Sunday 25 March 2012

Serial Communications

Most digital messages are vastly longer than just a few bits. Because it is neither practical nor economic to transfer all bits of a long message simultaneously, the message is broken into smaller parts and transmitted sequentially. Bit-serial transmission conveys a message one bit at a time through a channel. Each bit represents a part of the message. The individual bits are then reassembled at the destination to compose the message. In general, one channel will pass only one bit at a time. Thus, bit-serial transmission is necessary in data communications if only a single channel is available. Bit-serial transmission is normally just called serial transmission and is the chosen communications method in many computer peripherals.

Byte-serial transmission conveys eight bits at a time through eight parallel channels. Although the raw transfer rate is eight times faster than in bit-serial transmission, eight channels are needed, and the cost may be as much as eight times higher to transmit the message. When distances are short, it may nonetheless be both feasible and economic to use parallel channels in return for high data rates. The popular Centronics printer interface is a case where byte-serial transmission is used. As another example, it is common practice to use a 16-bit-wide data bus to transfer data between a microprocessor and memory chips; this provides the equivalent of 16 parallel channels. On the other hand, when communicating with a timesharing system over a modem, only a single channel is available, and bit-serial transmission is required. This figure illustrates these ideas:



The baud rate refers to the signalling rate at which data is sent through a channel and is measured in electrical transitions per second. In the EIA232 serial interface standard, one signal transition, at most, occurs per bit, and the baud rate and bit rate are identical. In this case, a rate of 9600 baud corresponds to a transfer of 9,600 data bits per second with a bit period of 104 microseconds (1/9600 sec.). If two electrical transitions were required for each bit, as is the case in non-return-to-zero coding, then at a rate of 9600 baud, only 4800 bits per second could be conveyed. The channel efficiency is the number of bits of useful information passed through the channel per second. It does not include framing, formatting, and error detecting bits that may be added to the information bits before a message is transmitted, and will always be less than one.


The data rate of a channel is often specified by its bit rate (often thought erroneously to be the same as baud rate). However, an equivalent measure channel capacity is bandwidth. In general, the maximum data rate a channel can support is directly proportional to the channel's bandwidth and inversely proportional to the channel's noise level.

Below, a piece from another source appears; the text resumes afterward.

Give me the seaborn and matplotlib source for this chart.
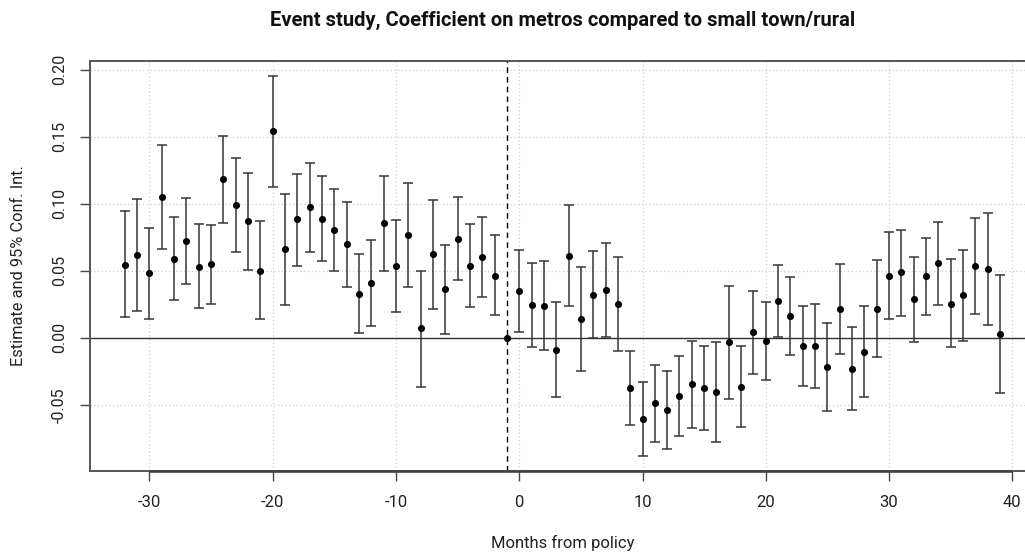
import numpy as np
import pandas as pd
import matplotlib
matplotlib.use("Agg")
import matplotlib.pyplot as plt
import seaborn as sns

months = list(range(-32, 40))
estimate = [0.0547, 0.0617, 0.0483, 0.1052, 0.0590, 0.0721, 0.0532, 0.0550,
            0.1182, 0.0993, 0.0868, 0.0502, 0.1540, 0.0659, 0.0883, 0.0973,
            0.0890, 0.0806, 0.0697, 0.0328, 0.0408, 0.0856, 0.0537, 0.0764,
            0.0070, 0.0622, 0.0361, 0.0736, 0.0535, 0.0602, 0.0465, 0.0,
            0.0353, 0.0244, 0.0241, -0.0090, 0.0614, 0.0137, 0.0321, 0.0358,
            0.0251, -0.0376, -0.0604, -0.0490, -0.0540, -0.0433, -0.0348, -0.0376,
            -0.0405, -0.0032, -0.0368, 0.0040, -0.0025, 0.0274, 0.0164, -0.0062,
            -0.0060, -0.0219, 0.0214, -0.0229, -0.0104, 0.0216, 0.0463, 0.0488,
            0.0289, 0.0458, 0.0555, 0.0256, 0.0316, 0.0535, 0.0512, 0.0030]
upper = [0.0943, 0.1035, 0.0823, 0.1440, 0.0905, 0.1042, 0.0846, 0.0843,
         0.1505, 0.1343, 0.1231, 0.0868, 0.1955, 0.1075, 0.1226, 0.1308,
         0.1206, 0.1114, 0.1015, 0.0624, 0.0729, 0.1206, 0.0881, 0.1152,
         0.0500, 0.1025, 0.0694, 0.1047, 0.0846, 0.0905, 0.0764, 0.0,
         0.0657, 0.0560, 0.0575, 0.0264, 0.0993, 0.0525, 0.0647, 0.0709,
         0.0600, -0.0097, -0.0331, -0.0204, -0.0249, -0.0132, -0.0027, -0.0060,
         -0.0032, 0.0390, -0.0062, 0.0353, 0.0269, 0.0545, 0.0455, 0.0236,
         0.0249, 0.0109, 0.0552, 0.0080, 0.0234, 0.0580, 0.0786, 0.0808,
         0.0604, 0.0746, 0.0863, 0.0587, 0.0654, 0.0896, 0.0928, 0.0470]
lower = [0.0154, 0.0197, 0.0142, 0.0659, 0.0279, 0.0405, 0.0221, 0.0256,
         0.0858, 0.0639, 0.0507, 0.0137, 0.1127, 0.0244, 0.0537, 0.0639,
         0.0575, 0.0500, 0.0376, 0.0035, 0.0085, 0.0500, 0.0192, 0.0376,
         -0.0366, 0.0216, 0.0027, 0.0428, 0.0229, 0.0303, 0.0169, 0.0,
         0.0047, -0.0067, -0.0092, -0.0443, 0.0234, -0.0251, -0.0005, 0.0007,
         -0.0095, -0.0654, -0.0878, -0.0776, -0.0833, -0.0734, -0.0672, -0.0687,
         -0.0776, -0.0453, -0.0669, -0.0271, -0.0318, 0.0005, -0.0129, -0.0363,
         -0.0371, -0.0547, -0.0119, -0.0537, -0.0443, -0.0144, 0.0137, 0.0164,
         -0.0030, 0.0167, 0.0246, -0.0070, -0.0020, 0.0177, 0.0097, -0.0413]
x_ticks = [-30, -20, -10, 0, 10, 20, 30, 40]
y_ticks = [-0.05, 0.00, 0.05, 0.10, 0.15, 0.20]
y_tick_labels = ["-0.05", "0.00", "0.05", "0.10", "0.15", "0.20"]
title = "Event study, Coefficient on metros compared to small town/rural"
x_label = "Months from policy"
y_label = "Estimate and 95% Conf. Int."

df = pd.DataFrame({"month": months, "estimate": estimate, "upper": upper, "lower": lower})

sns.set_theme(style="white")
plt.rcParams["font.family"] = ["Roboto", "DejaVu Sans"]
plt.rcParams["axes.unicode_minus"] = False

fig = plt.figure(figsize=(10.25, 5.52), dpi=100)
ax = fig.add_axes([0.0875, 0.1473, 0.9223, 0.7429])

# grid
for t in x_ticks:
    ax.axvline(t, color="#cfcfcf", lw=0.9, ls=(0, (1, 2)), zorder=0)
for t in y_ticks:
    ax.axhline(t, color="#cfcfcf", lw=0.9, ls=(0, (1, 2)), zorder=0)

ax.axhline(0, color="#333333", lw=1.0, zorder=1)
ax.axvline(-1, color="black", lw=1.0, ls=(0, (4, 3)), zorder=1)

ci = df[df["upper"] != df["lower"]]
ax.errorbar(ci["month"], ci["estimate"],
            yerr=[ci["estimate"] - ci["lower"], ci["upper"] - ci["estimate"]],
            fmt="none", ecolor="#363636", elinewidth=1.1, capsize=3.6, capthick=1.1, zorder=2)
sns.scatterplot(data=df, x="month", y="estimate", ax=ax, color="black", s=26,
                edgecolor="black", linewidth=0, zorder=3, legend=False)

rng_x = max(months) - min(months)
ax.set_xlim(min(months) - 0.04 * rng_x, max(months) + 0.04 * rng_x)
ymin, ymax = min(lower), max(upper)
rng_y = ymax - ymin
ax.set_ylim(ymin - 0.04 * rng_y, ymax + 0.04 * rng_y)

# R-style axis line along bottom from first to last tick
ax.hlines(ax.get_ylim()[0], x_ticks[0], x_ticks[-1], color="#444444", lw=1.9,
          clip_on=False, zorder=4)

ax.set_xticks(x_ticks)
ax.set_yticks(y_ticks)
ax.set_yticklabels(y_tick_labels, rotation=90, va="center")
ax.tick_params(axis="both", direction="out", length=7.5, width=1.0, color="#444444",
               labelcolor="#222222", bottom=True, left=True)
ax.tick_params(axis="x", labelsize=12, pad=10)
ax.tick_params(axis="y", labelsize=11.5, pad=9)

for s in ax.spines.values():
    s.set_color("#555555")
    s.set_linewidth(1.4)

ax.set_xlabel(x_label, fontsize=12, color="#222222", va="center")
ax.xaxis.set_label_coords(0.5, -0.176)
ax.set_ylabel(y_label, fontsize=11.8, color="#222222", va="center")
ax.yaxis.set_label_coords(-0.0758, 0.5)
ax.set_title(title, fontsize=14.5, fontweight="bold", pad=25, color="#111111")

fig.savefig("out.png", dpi=100)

A communications protocol is an agreed-upon convention that defines the order and meaning of bits in a serial transmission. It may also specify a procedure for exchanging messages. A protocol will define how many data bits compose a message unit, the framing and formatting bits, any error-detecting bits that may be added, and other information that governs control of the communications hardware. Channel efficiency is determined by the protocol design rather than by digital hardware considerations. Note that there is a tradeoff between channel efficiency and reliability - protocols that provide greater immunity to noise by adding error-detecting and -correcting codes must necessarily become less efficient.